2.3.2 Roller Support. A beam supported on the rollers at points A and B is shown in Fig.2.19(a). The reactions in case of roller supports will be normal to the surface on which rollers are placed as shown in Fig. 2.19 (b)
2.3.2. Pin Joint (or Hinged) Support. A beam, which is hinged (or pin-joint) at A, is shown in Fig.2.20. The reaction at the hinged end may be either vertical or inclined depending upon the type of loading. If the load is vertical, then the reaction at the hinged end will be inclined.
2.3.4 Smooth Surface Support. Fig.2.21 shows a body in contact with a smooth surface. The reaction will always act normal to the support as shown in Fig.2.21 (a) and 2.21(b).
Fig.2.22 shows a rod AB resting inside a sphere, whose surface are smooth. Here the rod becomes body and sphere becomes surface. The reactions on the ends of the rod (i.e., at point A and B) will be normal to the sphere surface at A and B. The normal at any point of the surface of the sphere will always pass through the centre of the sphere. Hence reactions RA and RB will have directions AO and BO respectively as shown in Fig.2.22.

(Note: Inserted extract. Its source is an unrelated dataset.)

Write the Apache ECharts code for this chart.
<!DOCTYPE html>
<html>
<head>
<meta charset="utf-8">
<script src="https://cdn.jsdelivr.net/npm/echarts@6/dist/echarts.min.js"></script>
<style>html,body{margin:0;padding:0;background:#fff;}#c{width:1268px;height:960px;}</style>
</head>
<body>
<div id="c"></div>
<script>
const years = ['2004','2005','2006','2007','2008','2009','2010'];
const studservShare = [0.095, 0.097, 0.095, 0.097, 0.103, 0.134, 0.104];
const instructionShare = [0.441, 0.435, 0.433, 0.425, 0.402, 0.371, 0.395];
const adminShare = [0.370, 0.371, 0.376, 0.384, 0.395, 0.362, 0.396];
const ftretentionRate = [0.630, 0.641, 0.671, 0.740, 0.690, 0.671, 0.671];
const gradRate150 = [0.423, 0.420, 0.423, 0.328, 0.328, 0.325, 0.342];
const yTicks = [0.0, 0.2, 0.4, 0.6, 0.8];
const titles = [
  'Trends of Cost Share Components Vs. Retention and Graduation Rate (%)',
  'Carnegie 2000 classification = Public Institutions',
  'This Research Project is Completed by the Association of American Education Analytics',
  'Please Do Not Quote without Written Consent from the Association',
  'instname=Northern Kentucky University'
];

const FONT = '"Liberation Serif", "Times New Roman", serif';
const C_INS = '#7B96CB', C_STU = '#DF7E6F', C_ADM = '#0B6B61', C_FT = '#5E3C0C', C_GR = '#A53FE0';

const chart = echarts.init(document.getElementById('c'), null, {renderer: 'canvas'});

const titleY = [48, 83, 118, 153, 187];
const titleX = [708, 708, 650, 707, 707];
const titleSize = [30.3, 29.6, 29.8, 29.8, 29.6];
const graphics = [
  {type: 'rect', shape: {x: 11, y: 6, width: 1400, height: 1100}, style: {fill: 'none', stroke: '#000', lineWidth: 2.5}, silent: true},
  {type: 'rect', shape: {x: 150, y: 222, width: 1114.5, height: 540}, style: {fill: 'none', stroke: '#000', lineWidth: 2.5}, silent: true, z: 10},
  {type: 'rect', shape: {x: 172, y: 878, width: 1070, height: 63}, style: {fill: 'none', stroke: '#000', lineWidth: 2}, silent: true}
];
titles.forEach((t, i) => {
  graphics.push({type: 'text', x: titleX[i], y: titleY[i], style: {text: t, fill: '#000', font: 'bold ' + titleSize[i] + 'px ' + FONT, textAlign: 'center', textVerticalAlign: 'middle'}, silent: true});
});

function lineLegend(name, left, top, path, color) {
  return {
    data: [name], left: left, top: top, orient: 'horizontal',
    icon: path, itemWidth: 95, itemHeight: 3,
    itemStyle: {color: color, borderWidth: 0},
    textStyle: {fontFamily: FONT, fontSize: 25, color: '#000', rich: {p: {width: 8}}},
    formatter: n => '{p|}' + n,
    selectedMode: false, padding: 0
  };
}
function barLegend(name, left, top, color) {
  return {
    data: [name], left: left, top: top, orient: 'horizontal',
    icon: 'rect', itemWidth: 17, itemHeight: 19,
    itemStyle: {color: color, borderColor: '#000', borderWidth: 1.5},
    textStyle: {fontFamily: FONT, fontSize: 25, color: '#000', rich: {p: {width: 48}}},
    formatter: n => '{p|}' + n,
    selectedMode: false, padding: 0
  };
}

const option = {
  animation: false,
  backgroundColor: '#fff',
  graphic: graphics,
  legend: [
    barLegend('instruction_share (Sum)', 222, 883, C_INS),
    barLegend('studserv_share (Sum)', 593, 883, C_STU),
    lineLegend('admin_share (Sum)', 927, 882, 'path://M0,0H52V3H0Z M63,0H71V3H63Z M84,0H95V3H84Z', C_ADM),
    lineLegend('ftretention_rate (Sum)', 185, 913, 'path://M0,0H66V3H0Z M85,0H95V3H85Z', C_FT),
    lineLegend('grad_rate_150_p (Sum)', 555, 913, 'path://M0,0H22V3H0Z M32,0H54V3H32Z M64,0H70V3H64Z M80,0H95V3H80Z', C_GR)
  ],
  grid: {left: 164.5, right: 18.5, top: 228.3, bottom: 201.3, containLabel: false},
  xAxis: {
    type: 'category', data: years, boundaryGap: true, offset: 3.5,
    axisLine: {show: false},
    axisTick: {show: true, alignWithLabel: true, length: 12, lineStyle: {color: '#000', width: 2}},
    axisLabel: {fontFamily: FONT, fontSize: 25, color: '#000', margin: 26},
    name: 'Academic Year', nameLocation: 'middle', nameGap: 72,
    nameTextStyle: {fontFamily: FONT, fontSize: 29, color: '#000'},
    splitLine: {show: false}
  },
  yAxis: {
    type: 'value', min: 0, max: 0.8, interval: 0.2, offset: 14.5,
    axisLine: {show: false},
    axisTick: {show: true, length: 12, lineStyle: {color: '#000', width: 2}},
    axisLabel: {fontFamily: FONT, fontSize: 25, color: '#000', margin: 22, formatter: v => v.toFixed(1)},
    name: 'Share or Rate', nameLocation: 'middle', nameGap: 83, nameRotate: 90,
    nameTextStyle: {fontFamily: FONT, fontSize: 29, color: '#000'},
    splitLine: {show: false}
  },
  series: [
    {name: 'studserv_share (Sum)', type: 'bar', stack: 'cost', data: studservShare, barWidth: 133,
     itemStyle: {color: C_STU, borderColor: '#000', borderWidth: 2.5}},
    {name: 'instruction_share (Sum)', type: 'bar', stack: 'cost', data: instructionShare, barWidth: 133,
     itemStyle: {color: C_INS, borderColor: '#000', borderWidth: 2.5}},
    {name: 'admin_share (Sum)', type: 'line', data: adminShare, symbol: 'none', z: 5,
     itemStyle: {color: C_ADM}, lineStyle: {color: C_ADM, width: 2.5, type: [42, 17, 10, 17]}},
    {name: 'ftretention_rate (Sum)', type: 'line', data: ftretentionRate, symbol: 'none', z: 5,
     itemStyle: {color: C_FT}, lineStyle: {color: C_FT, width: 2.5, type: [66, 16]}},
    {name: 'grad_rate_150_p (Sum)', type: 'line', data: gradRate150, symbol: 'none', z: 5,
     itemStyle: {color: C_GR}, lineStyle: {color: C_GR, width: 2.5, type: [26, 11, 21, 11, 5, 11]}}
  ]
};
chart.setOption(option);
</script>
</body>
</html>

2.3.5. Fixed or Build-in-Support. Fig.2.23 shows the end A of a beam, which is fixed. Hence the support at A is known as a fixed support. In case of fixed support, the reaction will be inclined. Also the fixed support will provide a couple.
2.3.6. Types of Loading. The following are the important types of loading :
a) Concentrated or point load,
b) Uniformly distributed load, and
c) Uniformly varying load.
a) Concentrated or point load. Fig.2.24 shows a beam AB, which is simply supported at the ends A and B. A load W is acting at the point C. This load is known as point load (or concentrated load). Hence any load acting at a point on a beam, is known as point load.

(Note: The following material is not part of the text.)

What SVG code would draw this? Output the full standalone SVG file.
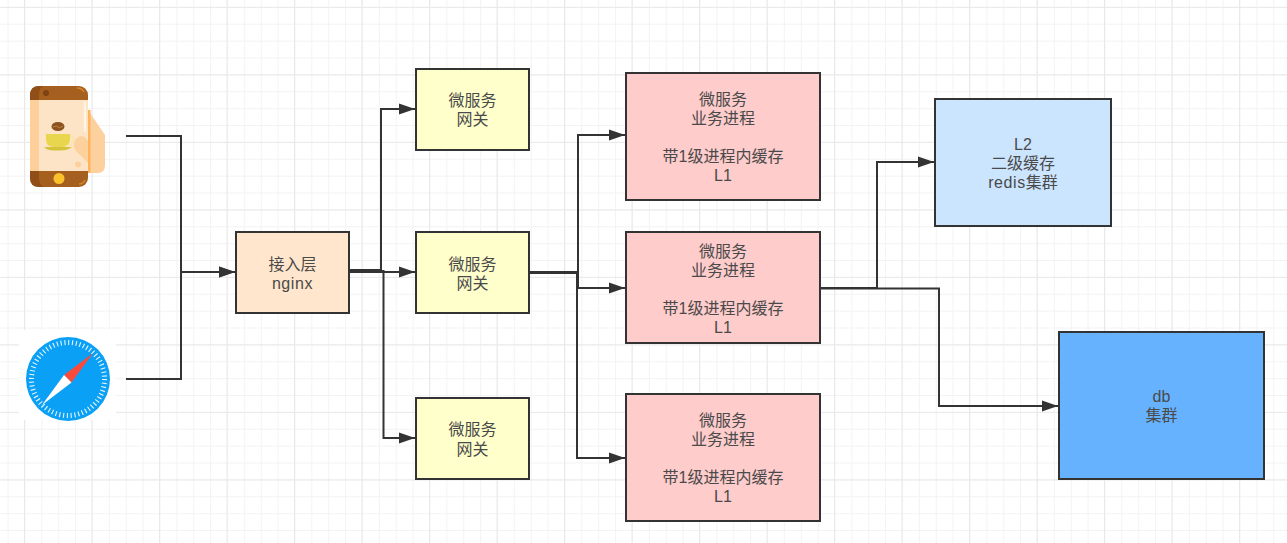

In actual practice, it is not possible to apply a load at a point (i.e., at a mathematical point) as it must have some contact area. But this area in comparison to the length of the beam is very very small (or area is negligible)

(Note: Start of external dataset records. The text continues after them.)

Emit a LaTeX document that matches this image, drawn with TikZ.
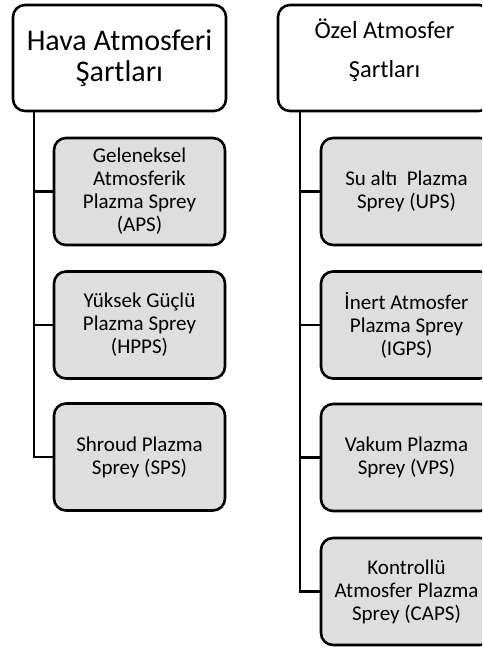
\documentclass[tikz,border=0pt]{standalone}
\usepackage{fontspec}
\setmainfont{Carlito}
\definecolor{boxgray}{RGB}{222,222,222}
\begin{document}
\begin{tikzpicture}[x=1pt,y=-1pt,
  box/.style={draw=black, line width=2.6pt, rounded corners=12pt, inner sep=0pt, align=center, text=black},
  head/.style={box, fill=white, minimum width=213pt, minimum height=106pt},
  child/.style={box, fill=boxgray, minimum width=171pt, minimum height=107pt, font=\fontsize{21}{23}\selectfont},
  conn/.style={draw=black, line width=2.6pt}]
\useasboundingbox (0,0) rectangle (482,648);
\clip (0,0) rectangle (482,648);
% headers
\node[head, font=\fontsize{30}{31}\selectfont] (h1) at (119.5,58) {Hava Atmosferi\\Şartları};
\node[head] (h2) at (384.5,58) {};
\node[align=center, font=\fontsize{24.5}{27}\selectfont, text=black] (h2t) at (384.5,50) {Özel Atmosfer\\[12pt]Şartları};
% left children
\node[child] (a1) at (139.5,191.5) {Geleneksel\\Atmosferik\\Plazma Sprey\\(APS)};
\node[child] (a2) at (139.5,325) {Yüksek Güçlü\\Plazma Sprey\\(HPPS)};
\node[child] (a3) at (139.5,457) {Shroud Plazma\\Sprey (SPS)};
% right children
\node[child] (b1) at (406.5,191.5) {Su altı\ \ Plazma\\Sprey (UPS)};
\node[child] (b2) at (406.5,325) {İnert Atmosfer\\Plazma Sprey\\(IGPS)};
\node[child] (b3) at (406.5,457.5) {Vakum Plazma\\Sprey (VPS)};
\node[child] (b4) at (406.5,591.5) {Kontrollü\\Atmosfer Plazma\\Sprey (CAPS)};
% connectors
\coordinate (lx) at (34,0);
\coordinate (rx) at (300,0);
\draw[conn] (lx |- h1.south) |- (a3.west);
\draw[conn] (lx |- a1.west) -- (a1.west);
\draw[conn] (lx |- a2.west) -- (a2.west);
\draw[conn] (rx |- h2.south) |- (b4.west);
\draw[conn] (rx |- b1.west) -- (b1.west);
\draw[conn] (rx |- b2.west) -- (b2.west);
\draw[conn] (rx |- b3.west) -- (b3.west);
\end{tikzpicture}
\end{document}
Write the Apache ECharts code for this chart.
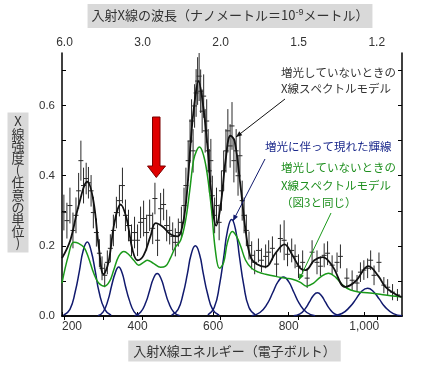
<!DOCTYPE html>
<html><head><meta charset="utf-8">
<script src="https://cdn.jsdelivr.net/npm/echarts@6/dist/echarts.min.js"></script>
<style>html,body{margin:0;padding:0;background:#fff}#c{width:424px;height:370px}</style>
</head><body><div id="c"></div>
<script>
// ---- observed data (energy eV, intensity, 1-sigma error) ----
const obsE = [205,213,221,229,237,244,250,257,264,270,
  277,283,291,299,306,313,320,328,336,344,
  352,360,368,376,384,392,400,408,416,424,
  432,440,446,453,461,469,477,485,493,500,
  508,516,523,528,534,539,543,547,551,555,
  559,563,567,571,575,579,583,587,590,594,
  598,604,609,616,622,628,634,639,645,650,
  655,661,666,671,677,682,688,695,702,710,
  720,728,739,747,757,768,778,788,797,808,
  817,826,837,849,862,875,884,894,903,915,
  928,937,954,968,981,990,999,1009,1017,1026,
  1039,1052,1062,1075,1088];
const obsV = [0.295,0.272,0.315,0.244,0.287,0.357,0.443,0.372,0.392,0.380,
  0.357,0.295,0.238,0.179,0.136,0.116,0.153,0.193,0.244,0.295,
  0.329,0.372,0.287,0.258,0.216,0.238,0.216,0.267,0.278,0.238,
  0.287,0.250,0.335,0.216,0.306,0.318,0.258,0.244,0.227,0.210,
  0.238,0.267,0.315,0.372,0.443,0.499,0.556,0.471,0.599,0.636,
  0.670,0.684,0.641,0.584,0.627,0.528,0.556,0.471,0.414,0.443,
  0.343,0.287,0.315,0.267,0.357,0.414,0.471,0.528,0.485,0.542,
  0.443,0.471,0.400,0.457,0.329,0.287,0.244,0.201,0.173,0.153,
  0.187,0.159,0.170,0.182,0.193,0.148,0.221,0.216,0.176,0.187,
  0.170,0.142,0.153,0.108,0.182,0.153,0.142,0.173,0.179,0.145,
  0.153,0.170,0.108,0.102,0.094,0.125,0.131,0.136,0.159,0.116,
  0.153,0.088,0.082,0.068,0.060];
const obsErr = [0.051,0.051,0.051,0.051,0.051,0.051,0.057,0.051,0.045,0.045,
  0.045,0.045,0.040,0.040,0.034,0.034,0.034,0.040,0.045,0.045,
  0.045,0.051,0.045,0.045,0.045,0.045,0.045,0.045,0.051,0.051,
  0.045,0.045,0.045,0.045,0.045,0.045,0.045,0.040,0.040,0.040,
  0.040,0.045,0.051,0.051,0.057,0.062,0.062,0.062,0.062,0.068,
  0.068,0.071,0.062,0.062,0.062,0.062,0.062,0.062,0.062,0.062,
  0.057,0.051,0.051,0.051,0.057,0.057,0.062,0.062,0.062,0.068,
  0.062,0.062,0.057,0.062,0.057,0.051,0.045,0.040,0.040,0.034,
  0.034,0.034,0.034,0.034,0.034,0.034,0.040,0.057,0.034,0.034,
  0.034,0.034,0.034,0.028,0.034,0.034,0.028,0.034,0.034,0.028,
  0.028,0.034,0.028,0.028,0.023,0.028,0.028,0.028,0.028,0.028,
  0.028,0.023,0.023,0.023,0.017];

// ---- full model (black) ----
const modelCurve = [[200,0.165],[222,0.216],[244,0.315],[267,0.383],[283,0.329],[297,0.201],[310,0.119],[323,0.153],[339,0.267],[355,0.318],[371,0.278],[387,0.187],[400,0.159],[416,0.173],[434,0.227],[448,0.265],[466,0.255],[487,0.233],[506,0.227],[519,0.258],[530,0.343],[543,0.528],[553,0.627],[561,0.670],[572,0.613],[585,0.485],[596,0.343],[608,0.258],[620,0.315],[633,0.443],[646,0.514],[657,0.499],[673,0.366],[686,0.244],[699,0.168],[715,0.148],[739,0.140],[765,0.179],[789,0.204],[810,0.173],[831,0.136],[845,0.131],[868,0.159],[890,0.168],[916,0.142],[950,0.083],[977,0.099],[1011,0.142],[1038,0.113],[1056,0.083],[1083,0.062],[1100,0.054]];

// ---- quiescent model (green) ----
const quietCurve = [[200,0.094],[217,0.173],[231,0.210],[244,0.207],[258,0.196],[270,0.167],[284,0.122],[297,0.094],[313,0.085],[326,0.099],[337,0.131],[350,0.170],[364,0.184],[376,0.176],[390,0.159],[403,0.145],[416,0.153],[426,0.159],[442,0.150],[461,0.139],[474,0.142],[487,0.165],[500,0.196],[514,0.216],[527,0.272],[538,0.357],[548,0.443],[556,0.471],[564,0.482],[575,0.457],[585,0.400],[596,0.301],[606,0.187],[617,0.136],[628,0.153],[638,0.210],[651,0.241],[662,0.227],[673,0.199],[686,0.159],[702,0.136],[720,0.125],[739,0.119],[765,0.113],[792,0.108],[810,0.105],[831,0.096],[847,0.085],[866,0.094],[884,0.111],[905,0.122],[924,0.111],[943,0.088],[964,0.074],[990,0.068],[1022,0.065],[1056,0.060],[1100,0.054]];

// ---- emission lines (navy) ----
const line1 = [[204,0.002],[221,0.019],[235,0.069],[246,0.128],[256,0.186],[267,0.211],[277,0.186],[288,0.128],[298,0.069],[313,0.019],[330,0.002]];
const line2 = [[295,0.001],[309,0.012],[322,0.046],[331,0.085],[341,0.123],[350,0.140],[359,0.123],[368,0.085],[378,0.046],[391,0.012],[405,0.001]];
const line3 = [[392,0.001],[408,0.011],[422,0.039],[432,0.073],[442,0.107],[452,0.121],[462,0.107],[472,0.073],[482,0.039],[496,0.011],[512,0.001]];
const line4 = [[490,0.002],[507,0.018],[521,0.065],[532,0.121],[542,0.176],[553,0.200],[564,0.176],[574,0.121],[585,0.065],[599,0.018],[616,0.002]];
const line5 = [[586,0.003],[603,0.024],[617,0.089],[628,0.167],[638,0.243],[649,0.275],[660,0.243],[670,0.167],[681,0.089],[695,0.024],[712,0.003]];
const line6 = [[702,0.001],[724,0.010],[744,0.036],[758,0.067],[772,0.098],[786,0.111],[800,0.098],[814,0.067],[828,0.036],[848,0.010],[870,0.001]];
const line7 = [[813,0.001],[830,0.006],[844,0.021],[855,0.040],[865,0.058],[876,0.066],[887,0.058],[897,0.040],[908,0.021],[922,0.006],[939,0.001]];
const line8 = [[916,0.001],[941,0.007],[962,0.026],[978,0.048],[993,0.070],[1009,0.079],[1024,0.070],[1040,0.048],[1055,0.026],[1077,0.007],[1100,0.001]];

// ---- axes ----
const xTicks = [200,400,600,800,1000];
const yTickVals = [0,0.1,0.2,0.3,0.4,0.5,0.6,0.7];
const yLabelVals = [0,0.2,0.4,0.6];
const topTickNm = [6,4,3,2,1.5,1.2];
const topLabelNm = [6,3,2,1.5,1.2];
const HC = 1239.84; // eV*nm
const xTitleTopParts = ['入射X線の波長（ナノメートル＝10', '-9', 'メートル）'];
const xTitleBottom = '入射X線エネルギー（電子ボルト）';
const yTitleChars = ['X','線','強','度','(','任','意','の','単','位',')'];
const noteBlack = '増光していないときの\nX線スペクトルモデル';
const noteNavy = '増光に伴って現れた輝線';
const noteGreen = '増光していないときの\nX線スペクトルモデル\n（図3と同じ）';

const JP = '"Noto Sans CJK JP"';
const NUM = '"Liberation Sans", Arial, sans-serif';
const NAVY = '#111a6e';
const GREEN = '#1a991a';

function head(x1,y1,x2,y2,len,w){
  const a=Math.atan2(y2-y1,x2-x1);
  const bx=x2-len*Math.cos(a), by=y2-len*Math.sin(a);
  const nx=-Math.sin(a)*w, ny=Math.cos(a)*w;
  return [[x2,y2],[bx+nx,by+ny],[bx-nx,by-ny]];
}
function pointer(x1,y1,x2,y2,color){
  return [
    {type:'line', shape:{x1,y1,x2,y2}, style:{stroke:color, lineWidth:1}, z:50},
    {type:'polygon', shape:{points:head(x1,y1,x2,y2,6,2.5)}, style:{fill:color}, z:50}
  ];
}

const chart = echarts.init(document.getElementById('c'), null, {renderer:'canvas'});
const axisLineStyle = {lineStyle:{color:'#000', width:1.5}};
const navyLines = [line1,line2,line3,line4,line5,line6,line7,line8].map(d=>({
  type:'line', data:d, smooth:0.5, showSymbol:false, silent:true,
  lineStyle:{color:NAVY, width:1.5}, z:3
}));

chart.setOption({
  animation:false,
  grid:{left:62, right:22, top:53, bottom:54},
  xAxis:[
    {type:'value', min:200, max:1100, position:'bottom',
     axisLine:axisLineStyle, splitLine:{show:false},
     axisTick:{inside:true, length:4, customValues:xTicks, lineStyle:{color:'#000'}},
     axisLabel:{customValues:xTicks, margin:5, color:'#333', fontSize:12, fontFamily:NUM,
       alignMinLabel:'left', formatter:v=>v.toLocaleString('en-US')}},
    {type:'value', min:200, max:1100, position:'top',
     axisLine:axisLineStyle, splitLine:{show:false},
     axisTick:{inside:true, length:4, customValues:topTickNm.map(n=>HC/n), lineStyle:{color:'#000'}},
     axisLabel:{customValues:topLabelNm.map(n=>HC/n), margin:4, color:'#333', fontSize:12, fontFamily:NUM,
       formatter:v=>(HC/v).toFixed(1)}}
  ],
  yAxis:[
    {type:'value', min:0, max:0.75, position:'left',
     axisLine:axisLineStyle, splitLine:{show:false},
     axisTick:{inside:true, length:4, customValues:yTickVals, lineStyle:{color:'#000'}},
     axisLabel:{customValues:yLabelVals, margin:7, color:'#333', fontSize:11.5, fontFamily:NUM,
       formatter:v=>v.toFixed(1)}},
    {type:'value', min:0, max:0.75, position:'right',
     axisLine:axisLineStyle, splitLine:{show:false},
     axisTick:{inside:true, length:4, customValues:yTickVals, lineStyle:{color:'#000'}},
     axisLabel:{show:false}}
  ],
  series:[
    {type:'custom', xAxisIndex:0, yAxisIndex:0, silent:true, z:1,
     data:obsE.map((e,i)=>[e, obsV[i], obsErr[i]]),
     encode:{x:0, y:1},
     renderItem:(params, api)=>{
       const x=api.value(0), v=api.value(1), e=api.value(2);
       const t=api.coord([x, Math.min(v+e, 0.75)]), b=api.coord([x, Math.max(v-e,0)]), m=api.coord([x, v]);
       return {type:'group', children:[
         {type:'line', shape:{x1:t[0],y1:t[1],x2:b[0],y2:b[1]}, style:{stroke:'#2a2a2a', lineWidth:1}},
         {type:'line', shape:{x1:m[0]-2.5,y1:m[1],x2:m[0]+2.5,y2:m[1]}, style:{stroke:'#2a2a2a', lineWidth:1}}
       ]};
     }},
    ...navyLines,
    {type:'line', data:quietCurve, smooth:0.4, showSymbol:false, silent:true,
     lineStyle:{color:GREEN, width:1.5}, z:4},
    {type:'line', data:modelCurve, smooth:0.4, showSymbol:false, silent:true,
     lineStyle:{color:'#111', width:1.8}, z:5}
  ],
  graphic:[
    {type:'text', x:230, y:16, z:60, style:{
      text:'{a|'+xTitleTopParts[0]+'}{s|'+xTitleTopParts[1]+'}{a|'+xTitleTopParts[2]+'}',
      rich:{a:{font:'13px '+JP, fill:'#333', lineHeight:15}, s:{font:'9px '+NUM, fill:'#333', lineHeight:9, verticalAlign:'top'}},
      align:'center', verticalAlign:'middle', backgroundColor:'#d9d9d9', padding:[4,4,5,4]}},
    {type:'text', x:234.5, y:351, z:60, style:{text:xTitleBottom, font:'13px '+JP, fill:'#333',
      align:'center', verticalAlign:'middle', backgroundColor:'#d9d9d9', padding:[4,5,4,5]}},
    {type:'text', x:18, y:182.5, z:60, style:{text:yTitleChars.join('\n'), font:'13px '+JP, fill:'#333',
      lineHeight:12.2, align:'center', verticalAlign:'middle', backgroundColor:'#d9d9d9', padding:[3,4,3,4]}},
    {type:'polygon', z:55, shape:{points:[[152.5,117],[160,117],[160,166],[165.5,166],[156.3,177.5],[147.5,166],[152.5,166]]},
      style:{fill:'#e00000', stroke:'#7a0000', lineWidth:1}},
    {type:'text', x:281, y:64, z:60, style:{text:noteBlack, font:'11.5px '+JP, fill:'#333', lineHeight:16.6, align:'left', verticalAlign:'top'}},
    {type:'text', x:265, y:147, z:60, style:{text:noteNavy, font:'11.5px '+JP, fill:'#1c2a8c', align:'left', verticalAlign:'middle'}},
    {type:'text', x:281, y:159, z:60, style:{text:noteGreen, font:'11.5px '+JP, fill:'#1e8f1e', lineHeight:17.5, align:'left', verticalAlign:'top'}},
    ...pointer(285,99,236,137,'#111'),
    ...pointer(265,159,233,221,NAVY),
    ...pointer(331,213,299,280,GREEN)
  ]
});
</script>
</body></html>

c) Uniformly distributed load. If a beam is loaded in such a way, that each unit length of the beam carries same intensity of the load, then that type of load is known as uniformly distributed load (which is written as U.D.L.). Fig.2.25 shows a beam AB, which carries a uniformly distributed load.
For finding the reactions the total distributed load is assumed to act at the C.G. of the load.
c) Uniformly varying load. Fig.2.26 shows a beam AB, which carries load in such a way that the rate of loading on each unit length of the beam varies uniformly. This type of load is known as uniformly varying load. The total load on the beam is equal to the area of the load diagram. The total load acts at the C.G. of the load diagram.